▸ Task prompt:
Pick out all lines of the entries that include the word "React" and copy them.
▼
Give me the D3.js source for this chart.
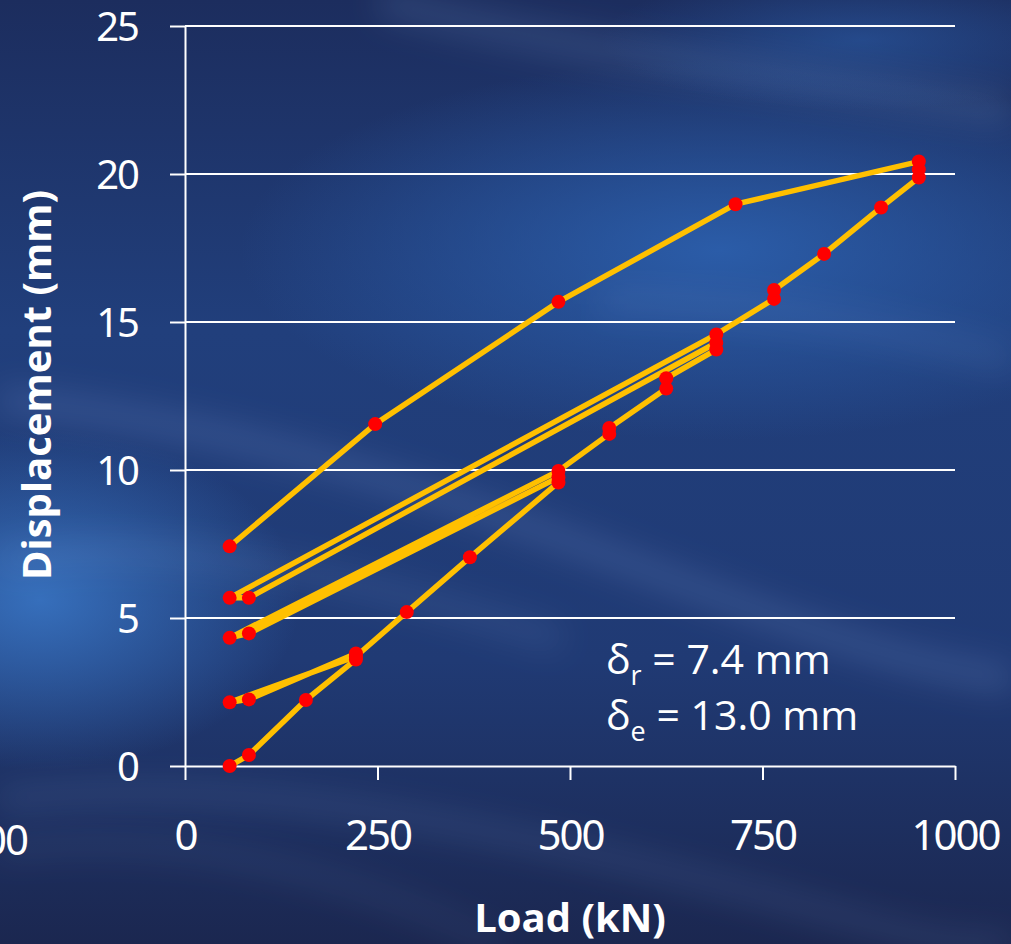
<!DOCTYPE html>
<html>
<head>
<meta charset="utf-8">
<script src="https://cdn.jsdelivr.net/npm/d3@7"></script>
<style>
  html, body { margin: 0; padding: 0; background: #1d2d5c; }
  svg { display: block; }
  .tick text { fill: #fff; }
</style>
</head>
<body>
<div id="chart"></div>
<script>
// load-displacement readings, in test order (load cycles back to ~58 kN three times)
const loadKN = [58, 83, 157, 222, 222, 83, 58, 222, 288, 370, 485, 485, 83, 58, 485,
    551, 551, 625, 625, 690, 690, 83, 58, 690, 765, 765, 830, 904, 953, 953, 953,
    715, 485, 247, 58];
const dispMM = [0, 0.37, 2.23, 3.6, 3.8, 2.25, 2.15, 3.7, 5.2, 7.05, 9.58, 9.75, 4.48, 4.33, 9.97,
    11.22, 11.42, 12.75, 13.1, 14.07, 14.3, 5.68, 5.68, 14.58, 15.78, 16.08, 17.3, 18.87, 19.88, 20.15, 20.42,
    18.98, 15.68, 11.55, 7.42];

const xTicks = [0, 250, 500, 750, 1000];
const yTicks = [0, 5, 10, 15, 20, 25];

const notes = [
    { sym: "δ", sub: "r", text: " = 7.4 mm" },
    { sym: "δ", sub: "e", text: " = 13.0 mm" }
];

const W = 1011, H = 944;
const margin = { top: 26, right: 56, bottom: 178, left: 185 };
const width = W - margin.left - margin.right;
const height = H - margin.top - margin.bottom;

const svg = d3.select("#chart").append("svg")
    .attr("width", W)
    .attr("height", H);

// ---- background: dark blue with soft light streaks
const defs = svg.append("defs");
const bg = defs.append("linearGradient").attr("id", "bg")
    .attr("x1", 0).attr("y1", 0).attr("x2", 0).attr("y2", 1);
bg.append("stop").attr("offset", 0).attr("stop-color", "#1c2d5e");
bg.append("stop").attr("offset", 0.35).attr("stop-color", "#213f7c");
bg.append("stop").attr("offset", 0.7).attr("stop-color", "#203a74");
bg.append("stop").attr("offset", 1).attr("stop-color", "#1b2750");

const glow = defs.append("radialGradient").attr("id", "glow");
glow.append("stop").attr("offset", 0).attr("stop-color", "#2c60ae").attr("stop-opacity", 0.9);
glow.append("stop").attr("offset", 1).attr("stop-color", "#2c60ae").attr("stop-opacity", 0);

const glowLeft = defs.append("radialGradient").attr("id", "glowLeft");
glowLeft.append("stop").attr("offset", 0).attr("stop-color", "#3a78c8").attr("stop-opacity", 0.85);
glowLeft.append("stop").attr("offset", 1).attr("stop-color", "#3a78c8").attr("stop-opacity", 0);

defs.append("filter").attr("id", "blurBig")
    .attr("x", "-20%").attr("y", "-50%").attr("width", "140%").attr("height", "200%")
    .append("feGaussianBlur").attr("stdDeviation", 16);

const back = svg.append("g").attr("class", "background");
back.append("rect").attr("width", W).attr("height", H).attr("fill", "url(#bg)");
back.append("ellipse").attr("cx", 720).attr("cy", 250).attr("rx", 480).attr("ry", 190)
    .attr("fill", "url(#glow)");
back.append("ellipse").attr("cx", 40).attr("cy", 600).attr("rx", 260).attr("ry", 170)
    .attr("fill", "url(#glowLeft)");
back.append("ellipse").attr("cx", 860).attr("cy", 40).attr("rx", 260).attr("ry", 70)
    .attr("fill", "url(#glow)").attr("opacity", 0.6);

// light streaks
const streaks = [
    { d: "M0,400 C200,420 380,470 620,560 S900,660 1011,680", w: 26, o: 0.18 },
    { d: "M380,0 C520,40 720,70 1011,110", w: 30, o: 0.16 },
    { d: "M0,560 C160,540 300,560 560,640", w: 20, o: 0.15 },
    { d: "M0,800 C180,780 360,800 620,860 S900,944 1011,944", w: 14, o: 0.2 },
    { d: "M0,850 C150,830 320,860 500,944", w: 10, o: 0.18 },
    { d: "M600,300 C760,300 900,330 1011,360", w: 22, o: 0.12 }
];
back.selectAll("path.streak").data(streaks).enter().append("path")
    .attr("class", "streak")
    .attr("d", d => d.d)
    .attr("fill", "none")
    .attr("stroke", "#8fb4ee")
    .attr("stroke-width", d => d.w)
    .attr("stroke-opacity", d => d.o)
    .attr("filter", "url(#blurBig)");

// stray label of the neighbouring chart, cut by the left edge
svg.append("text")
    .attr("x", 27).attr("y", 855)
    .attr("text-anchor", "end")
    .attr("fill", "#fff")
    .style("font-family", "'Noto Sans', 'Open Sans', sans-serif")
    .style("font-size", "42px")
    .style("letter-spacing", "-2px")
    .text("00");

const g = svg.append("g")
    .attr("transform", `translate(${margin.left},${margin.top})`);

const x = d3.scaleLinear().domain([0, 1000]).range([0, width]);
const y = d3.scaleLinear().domain([0, 25]).range([height, 0]);

// gridlines
g.append("g").attr("class", "grid")
    .selectAll("line").data(yTicks.filter(d => d > 0)).enter().append("line")
    .attr("x1", 0).attr("x2", width)
    .attr("y1", d => y(d)).attr("y2", d => y(d))
    .attr("stroke", "#fff")
    .attr("stroke-width", 2);

// axes
const xAxis = g.append("g")
    .attr("transform", `translate(0,${height})`)
    .call(d3.axisBottom(x).tickValues(xTicks).tickFormat(d3.format("d"))
        .tickSize(14).tickSizeOuter(0).tickPadding(40));
const yAxis = g.append("g")
    .call(d3.axisLeft(y).tickValues(yTicks).tickFormat(d3.format("d"))
        .tickSize(15).tickSizeOuter(0).tickPadding(32));

[xAxis, yAxis].forEach(ax => {
    ax.select(".domain").attr("stroke", "#fff").attr("stroke-width", 2);
    ax.selectAll(".tick line").attr("stroke", "#fff").attr("stroke-width", 2);
    ax.selectAll(".tick text")
        .style("font-family", "'Noto Sans', 'Open Sans', sans-serif")
        .style("font-size", "42px")
        .style("letter-spacing", "-2px");
});
yAxis.selectAll(".tick text").style("font-size", "40px").attr("dy", "0.36em");

// axis titles
svg.append("text")
    .attr("x", 570).attr("y", 932)
    .attr("text-anchor", "middle")
    .attr("fill", "#fff")
    .style("font-family", "'Open Sans', sans-serif")
    .style("font-weight", "bold")
    .style("font-size", "40px")
    .text("Load (kN)");

svg.append("text")
    .attr("transform", "translate(51,385) rotate(-90)")
    .attr("text-anchor", "middle")
    .attr("fill", "#fff")
    .style("font-family", "'Open Sans', sans-serif")
    .style("font-weight", "bold")
    .style("font-size", "40px")
    .text("Displacement (mm)");

// curve
const pts = loadKN.map((l, i) => ({ load: l, disp: dispMM[i] }));
const line = d3.line().x(d => x(d.load)).y(d => y(d.disp));

g.append("path")
    .datum(pts)
    .attr("d", line)
    .attr("fill", "none")
    .attr("stroke", "#ffc000")
    .attr("stroke-width", 5.5)
    .attr("stroke-linejoin", "round");

g.selectAll(".dot").data(pts).enter().append("circle")
    .attr("class", "dot")
    .attr("cx", d => x(d.load))
    .attr("cy", d => y(d.disp))
    .attr("r", 7)
    .attr("fill", "#ff0000");

// annotation
const note = svg.append("g")
    .attr("fill", "#fff")
    .style("font-family", "'Open Sans', sans-serif");
notes.forEach((n, i) => {
    const t = note.append("text")
        .attr("x", 606)
        .attr("y", 674 + i * 56)
        .style("font-size", "41px");
    t.append("tspan").text(n.sym);
    t.append("tspan").attr("dy", 11).style("font-size", "27px").text(n.sub);
    t.append("tspan").attr("dy", -11).text(n.text);
});
</script>
</body>
</html>
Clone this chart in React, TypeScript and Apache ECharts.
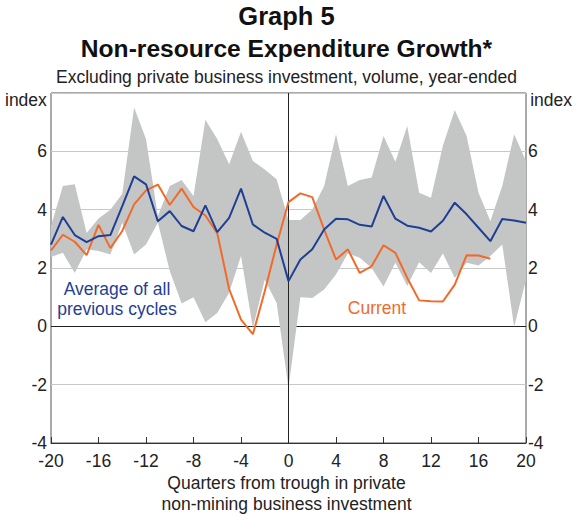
import React, { useEffect, useRef } from "react";
import * as echarts from "echarts";

const quarters = [-20,-19,-18,-17,-16,-15,-14,-13,-12,-11,-10,-9,-8,-7,-6,-5,-4,-3,-2,-1,0,1,2,3,4,5,6,7,8,9,10,11,12,13,14,15,16,17,18,19,20];

const averageCycles = [2.8,3.75,3.13,2.89,3.09,3.13,4.12,5.14,4.87,3.6,3.95,3.44,3.26,4.15,3.23,3.72,4.72,3.49,3.21,3.0,1.55,2.29,2.64,3.32,3.69,3.67,3.48,3.42,4.47,3.69,3.45,3.38,3.25,3.62,4.24,3.84,3.38,2.92,3.68,3.63,3.55];

const currentCycle = [2.6,3.14,2.9,2.44,3.48,2.68,3.27,4.18,4.66,4.86,4.16,4.72,4.09,3.8,3.19,1.28,0.23,-0.27,1.2,2.8,4.26,4.56,4.43,3.32,2.29,2.64,1.83,2.06,2.78,2.52,1.66,0.89,0.86,0.85,1.43,2.44,2.43,2.32];

const bandUpper = [3.44,4.81,4.87,3.2,3.7,4.0,4.55,7.5,6.42,3.78,4.81,5.02,4.47,7.08,6.42,5.56,6.67,5.67,5.38,5.04,3.65,3.65,4.01,4.81,6.59,4.81,5.02,5.1,6.53,5.64,6.87,4.58,4.41,6.19,7.42,6.53,4.58,3.61,4.81,6.59,5.67];

const bandLower = [2.38,2.52,1.83,2.64,2.58,2.46,3.55,2.46,2.81,3.55,1.9,0.78,1.0,0.14,0.46,1.15,2.41,-0.06,1.6,0.8,-2.12,1.0,0.97,1.26,1.78,2.5,2.35,2.0,1.37,2.18,1.38,2.2,1.83,2.5,1.66,2.18,2.09,2.41,2.81,-0.02,1.6];

const yTicks = [-4, -2, 0, 2, 4, 6];
const xTicks = [-20, -16, -12, -8, -4, 0, 4, 8, 12, 16, 20];

const FONT = '"Liberation Sans", Arial, Helvetica, sans-serif';
const FS = 17.5;
const BLUE = "#1f3f95";
const ORANGE = "#f26a2a";
const GREY_BAND = "#c4c6c6";

export default function App() {
  const ref = useRef<HTMLDivElement>(null);

  useEffect(() => {
    document.body.style.margin = "0";
    if (!ref.current) return;
    const chart = echarts.init(ref.current, undefined, { renderer: "svg" });

    const labelFmt = (v: number) => (yTicks.indexOf(v) >= 0 ? String(v) : "");

    const option: any = {
      animation: false,
      backgroundColor: "#ffffff",
      textStyle: { fontFamily: FONT },
      grid: {
        left: 51,
        right: 47,
        top: 93,
        bottom: 72,
        show: true,
        borderColor: "#555555",
        borderWidth: 1,
        backgroundColor: "transparent",
      },
      xAxis: {
        type: "value",
        min: -20,
        max: 20,
        interval: 4,
        axisLine: { show: true, onZero: false, lineStyle: { color: "#333333", width: 1 } },
        axisTick: { show: true, inside: true, length: 6, lineStyle: { color: "#333333" } },
        splitLine: { show: false },
        axisLabel: {
          color: "#222222",
          fontSize: FS,
          fontFamily: FONT,
          margin: 9,
          formatter: (v: number) => (xTicks.indexOf(v) >= 0 ? String(v) : ""),
        },
      },
      yAxis: [
        {
          type: "value",
          min: -4,
          max: 8,
          interval: 2,
          position: "left",
          axisLine: { show: false },
          axisTick: { show: false },
          splitLine: { show: true, lineStyle: { color: "#c8c8c8", width: 1 } },
          axisLabel: { color: "#222222", fontSize: FS, fontFamily: FONT, margin: 4, formatter: labelFmt },
        },
        {
          type: "value",
          min: -4,
          max: 8,
          interval: 2,
          position: "right",
          axisLine: { show: false },
          axisTick: { show: false },
          splitLine: { show: false },
          axisLabel: { color: "#222222", fontSize: FS, fontFamily: FONT, margin: 2, formatter: labelFmt },
        },
      ],
      series: [
        {
          name: "Range",
          type: "custom",
          z: 3,
          silent: true,
          data: quarters.map((q, i) => [q, bandLower[i], bandUpper[i]]),
          encode: { x: 0, y: [1, 2] },
          renderItem: (params: any, api: any) => {
            if (params.dataIndex !== 0) return null;
            const pts: number[][] = [];
            for (let i = 0; i < quarters.length; i++) pts.push(api.coord([quarters[i], bandUpper[i]]));
            for (let i = quarters.length - 1; i >= 0; i--) pts.push(api.coord([quarters[i], bandLower[i]]));
            return { type: "polygon", shape: { points: pts }, style: { fill: GREY_BAND, stroke: null } };
          },
        },
        {
          name: "Current",
          type: "line",
          z: 5,
          data: currentCycle.map((v, i) => [quarters[i], v]),
          symbol: "none",
          lineStyle: { color: ORANGE, width: 2 },
          itemStyle: { color: ORANGE },
          markLine: {
            silent: true,
            z: 2,
            symbol: "none",
            label: { show: false },
            lineStyle: { color: "#222222", width: 1, type: "solid" },
            data: [{ yAxis: 0 }],
          },
        },
        {
          name: "Average of all previous cycles",
          type: "line",
          z: 6,
          data: averageCycles.map((v, i) => [quarters[i], v]),
          symbol: "none",
          lineStyle: { color: BLUE, width: 2 },
          itemStyle: { color: BLUE },
          markLine: {
            silent: true,
            z: 4,
            symbol: "none",
            label: { show: false },
            lineStyle: { color: "#222222", width: 1, type: "solid" },
            data: [{ xAxis: 0 }],
          },
        },
      ],
      graphic: [
        { type: "text", left: "center", top: 3, style: { text: "Graph 5", font: `bold 25.5px ${FONT}`, fill: "#111111" } },
        { type: "text", left: "center", top: 36, style: { text: "Non-resource Expenditure Growth*", font: `bold 24.6px ${FONT}`, fill: "#111111" } },
        { type: "text", left: "center", top: 68, style: { text: "Excluding private business investment, volume, year-ended", font: `${FS}px ${FONT}`, fill: "#222222" } },
        { type: "text", left: 5, top: 91, style: { text: "index", font: `${FS}px ${FONT}`, fill: "#222222" } },
        { type: "text", right: 1, top: 91, style: { text: "index", font: `${FS}px ${FONT}`, fill: "#222222" } },
        { type: "text", left: "center", top: 474, style: { text: "Quarters from trough in private", font: `${FS}px ${FONT}`, fill: "#222222" } },
        { type: "text", left: "center", top: 495, style: { text: "non-mining business investment", font: `${FS}px ${FONT}`, fill: "#222222" } },
        { type: "text", x: 117, y: 289, style: { text: "Average of all", font: `${FS}px ${FONT}`, fill: BLUE, align: "center", verticalAlign: "middle" } },
        { type: "text", x: 117, y: 309, style: { text: "previous cycles", font: `${FS}px ${FONT}`, fill: BLUE, align: "center", verticalAlign: "middle" } },
        { type: "text", x: 377, y: 308, style: { text: "Current", font: `${FS}px ${FONT}`, fill: ORANGE, align: "center", verticalAlign: "middle" } },
      ],
    };

    chart.setOption(option);
    return () => chart.dispose();
  }, []);

  return <div ref={ref} style={{ width: 573, height: 515 }} />;
}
▲
▸ Result for this exercise:
Clone this chart in React, TypeScript and Apache ECharts.
import React, { useEffect, useRef } from "react";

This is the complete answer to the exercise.